Total enrollment stratified by prevalence across categories. Endpoints
Primary Endpoint:
Change in urinary ACR from baseline to Week 12 (log-transformed).
Secondary Endpoints:
Change in eGFR slope. Change in 24-h proteinuria (selected patients). Blood pressure change. Patient-reported outcomes (KDQOL-36, EQ-5D). Safety (hyperkalemia, creatinine rise, liver tests, hematology).
Exploratory Endpoints:
Biomarker profiles (TGF-β, cGMP, NGAL, KIM-1). Hospitalization rate. Extended follow-up outcomes at 6 months. Follow-Up Plan
Monthly Visits (Week 4, 8, 12):
Clinical: BP, vitals, weight, adherence. Labs: creatinine/eGFR, electrolytes, liver panel, CBC, urine ACR. Safety: hyperkalemia, creatinine rise. PROs brief (fatigue, QoL).
Final (Week 12):
Primary endpoint assessment (duplicate ACR). PROs full set. Investigator global assessment.
Safety Call (Week 16):
AE/SAE resolution, concomitant therapy updates. Statistical Analysis Primary analysis: Paired t-test and mixed model for repeated measures (MMRM) on log(ACR).
Secondary: eGFR slope via linear mixed model, BP change via ANCOVA, responder rate (≥30% reduction in ACR).
Subgroups: Category-by-time interaction analysis; forest plots for effect estimates.
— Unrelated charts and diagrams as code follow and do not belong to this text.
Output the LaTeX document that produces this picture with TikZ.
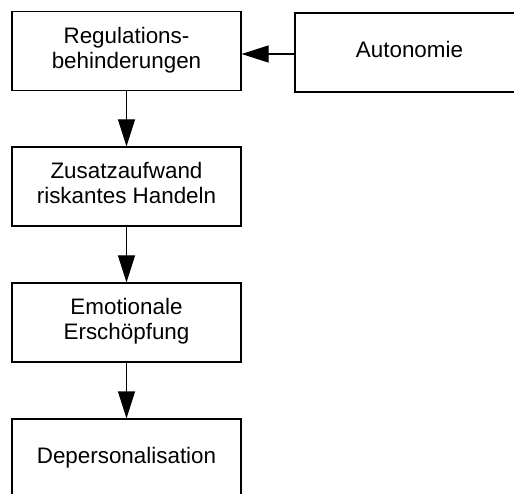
\documentclass[tikz,border=0pt]{standalone}
\usepackage{fontspec}
\setmainfont{Liberation Sans}
\usetikzlibrary{arrows.meta}
\begin{document}
\begin{tikzpicture}[x=1pt,y=-1pt,
  box/.style={draw=black, line width=1.2pt, minimum width=229pt, minimum height=79pt,
    inner sep=0pt, align=center, text depth=7pt, font=\fontsize{22.4}{25.2}\selectfont},
  arr/.style={line width=1.2pt, -{Triangle[length=27pt,width=17pt]}}]
  \useasboundingbox (0,0) rectangle (514,494);
  \clip (0,0) rectangle (514,494);
  \node[box] (reg) at (126.5,51) {Regulations-\\behinderungen};
  \node[box] (auto) at (409.5,52.5) {Autonomie};
  \node[box] (zus) at (126.5,186.5) {Zusatzaufwand\\riskantes Handeln};
  \node[box] (emo) at (126.5,322.5) {Emotionale\\Erschöpfung};
  \node[box] (dep) at (126.5,458.5) {Depersonalisation};
  \coordinate (autoin) at ([yshift=-1.5pt]auto.west);
  \draw[arr] (autoin) -- (autoin -| reg.east);
  \draw[arr] (reg) -- (zus);
  \draw[arr] (zus) -- (emo);
  \draw[arr] (emo) -- (dep);
\end{tikzpicture}
\end{document}
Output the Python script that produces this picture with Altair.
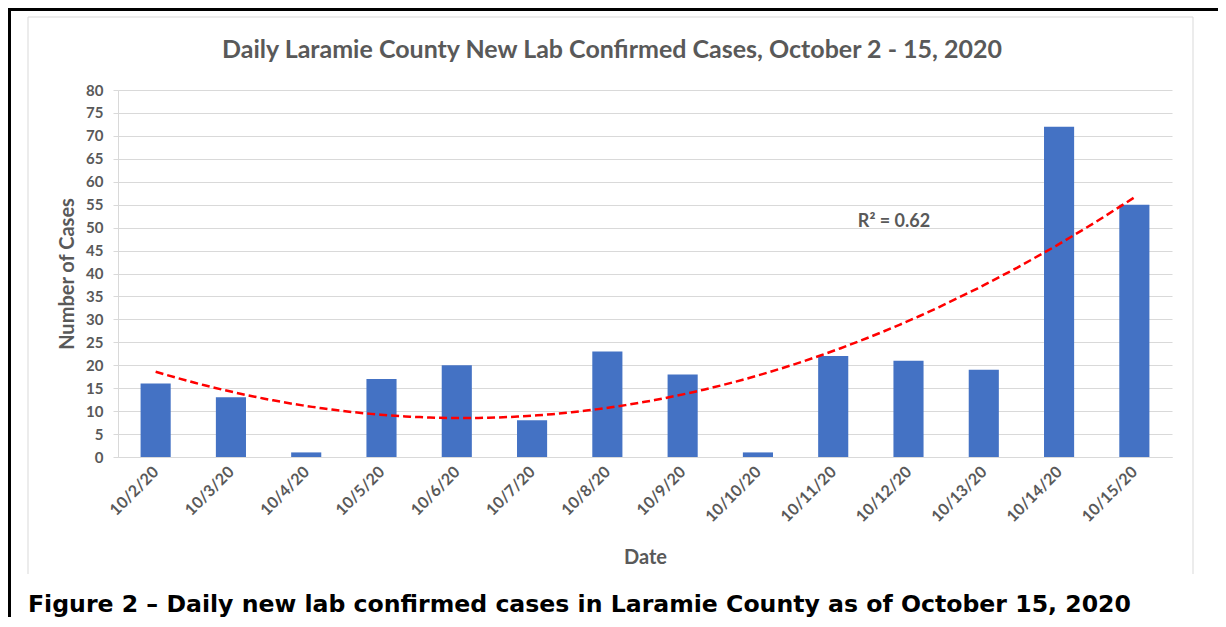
import altair as alt
import pandas as pd

# ---- data ----
dates = ["10/2/20", "10/3/20", "10/4/20", "10/5/20", "10/6/20", "10/7/20", "10/8/20",
         "10/9/20", "10/10/20", "10/11/20", "10/12/20", "10/13/20", "10/14/20", "10/15/20"]
cases = [16, 13, 1, 17, 20, 8, 23, 18, 1, 22, 21, 19, 72, 55]
y_ticks = list(range(0, 85, 5))
title_text = "Daily Laramie County New Lab Confirmed Cases, October 2 - 15, 2020"
caption_text = "Figure 2 \u2013 Daily new lab confirmed cases in Laramie County as of October 15, 2020"
r2_text = "R\u00b2 = 0.62"

df = pd.DataFrame({"idx": list(range(len(dates))), "date": dates, "cases": cases})
one = pd.DataFrame({"a": [0]})

W, H = 1054, 367
GRAY = "#595959"
LINE = "#d9d9d9"

x_scale = alt.Scale(domain=[-0.5, len(dates) - 0.5], nice=False, zero=False)
y_scale = alt.Scale(domain=[0, 80], nice=False)

label_expr = "[" + ",".join(f"'{d}'" for d in dates) + "][datum.value]"

x_axis = alt.Axis(
    values=list(range(len(dates))), labelExpr=label_expr, grid=False, ticks=False,
    domainColor=LINE, domainWidth=1, labelAngle=-45, labelAlign="right", labelBaseline="middle",
    labelPadding=12, labelFont="Lato", labelFontWeight="bold", labelFontSize=16, labelColor=GRAY,
    labelOverlap=False,
    title="Date", titleFont="Lato", titleFontWeight="bold", titleFontSize=20, titleColor=GRAY,
    titleY=100, titleBaseline="middle",
)
y_axis = alt.Axis(
    values=y_ticks, grid=True, gridColor=LINE, gridWidth=1, domainColor=LINE, tickColor=LINE,
    tickSize=5, labelPadding=10, labelFont="Lato", labelFontWeight="bold", labelFontSize=15,
    labelColor=GRAY, labelOverlap=False, title="Number of Cases", titleFont="Lato",
    titleFontWeight="bold", titleFontSize=20, titleColor=GRAY, titleX=-51, titleY=H / 2,
    titleAngle=-90, titleBaseline="middle", titleAlign="center",
)

bars = alt.Chart(df).transform_calculate(
    x0="datum.idx - 0.2", x1="datum.idx + 0.2"
).mark_bar(color="#4472C4").encode(
    x=alt.X("x0:Q", scale=x_scale, axis=x_axis),
    x2="x1:Q",
    y=alt.Y("cases:Q", scale=y_scale, axis=y_axis),
    y2=alt.datum(0),
)

trend = alt.Chart(df).transform_regression(
    "idx", "cases", method="poly", order=2
).mark_line(color="#FF0000", strokeDash=[8, 4], strokeWidth=2.5).encode(
    x=alt.X("idx:Q", scale=x_scale, axis=x_axis),
    y=alt.Y("cases:Q", scale=y_scale, axis=y_axis),
)

r2 = alt.Chart(one).mark_text(
    text=r2_text, font="Lato", fontWeight="bold", fontSize=18, color=GRAY,
    align="center", baseline="alphabetic",
).encode(x=alt.value(776), y=alt.value(137))

title = alt.Chart(one).mark_text(
    text=title_text, font="Lato", fontWeight="bold", fontSize=25, color=GRAY,
    align="center", baseline="alphabetic",
).encode(x=alt.value(494), y=alt.value(-32))

caption = alt.Chart(one).mark_text(
    text=caption_text, font="DejaVu Sans", fontWeight="bold", fontSize=23.6, color="#000000",
    align="left", baseline="alphabetic",
).encode(x=alt.value(-90), y=alt.value(522))

# decorative frames
inner_left = alt.Chart(one).mark_rule(color=LINE, strokeWidth=1).encode(
    x=alt.value(-90), y=alt.value(-73), y2=alt.value(484))
inner_right = alt.Chart(one).mark_rule(color=LINE, strokeWidth=1).encode(
    x=alt.value(1075), y=alt.value(-73), y2=alt.value(484))
inner_top = alt.Chart(one).mark_rule(color=LINE, strokeWidth=1).encode(
    x=alt.value(-90), x2=alt.value(1075), y=alt.value(-73))
outer_left = alt.Chart(one).mark_rule(color="#000000", strokeWidth=3).encode(
    x=alt.value(-108.5), y=alt.value(-80.5), y2=alt.value(540))
outer_top = alt.Chart(one).mark_rule(color="#000000", strokeWidth=3).encode(
    x=alt.value(-110), x2=alt.value(1110), y=alt.value(-80.5))

chart = alt.layer(
    inner_left, inner_right, inner_top, outer_left, outer_top,
    bars, trend, r2, title, caption,
).properties(
    width=W, height=H,
    padding={"left": 110, "top": 82, "right": 46, "bottom": 160},
    autosize=alt.AutoSizeParams(type="none"),
    background="white",
).configure_view(stroke=None)

chart.save("out.html", embed_options={"renderer": "svg", "actions": False})
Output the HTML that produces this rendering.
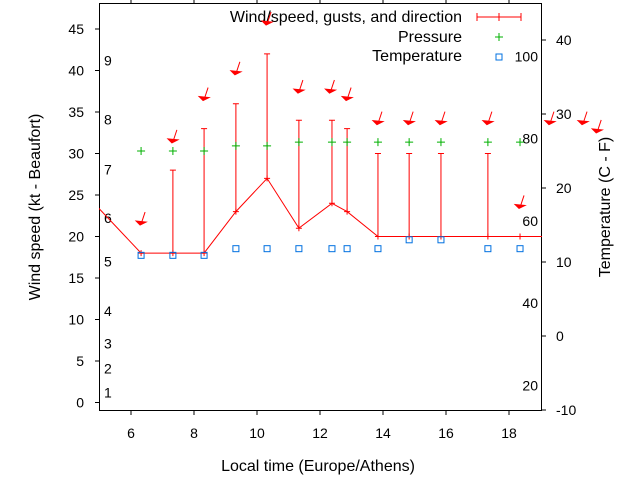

Multiplicity: Subgroup effects exploratory; overall primary endpoint tested at α=0.05.
Eligibility
Inclusion Criteria:
- Adults (≥18 years) with nephropathy of any degree (microalbuminuria, overt proteinuria, CKD stages 1-5 not on dialysis, or post-transplant with proteinuria). Stable background therapy with ACEi/ARB, SGLT2i, or MRA allowed.
Exclusion Criteria:
- Recent kidney transplant (<12 months). Uncontrolled acute infection or unstable autoimmune disease. Pregnancy or lactation. Known hypersensitivity to study components.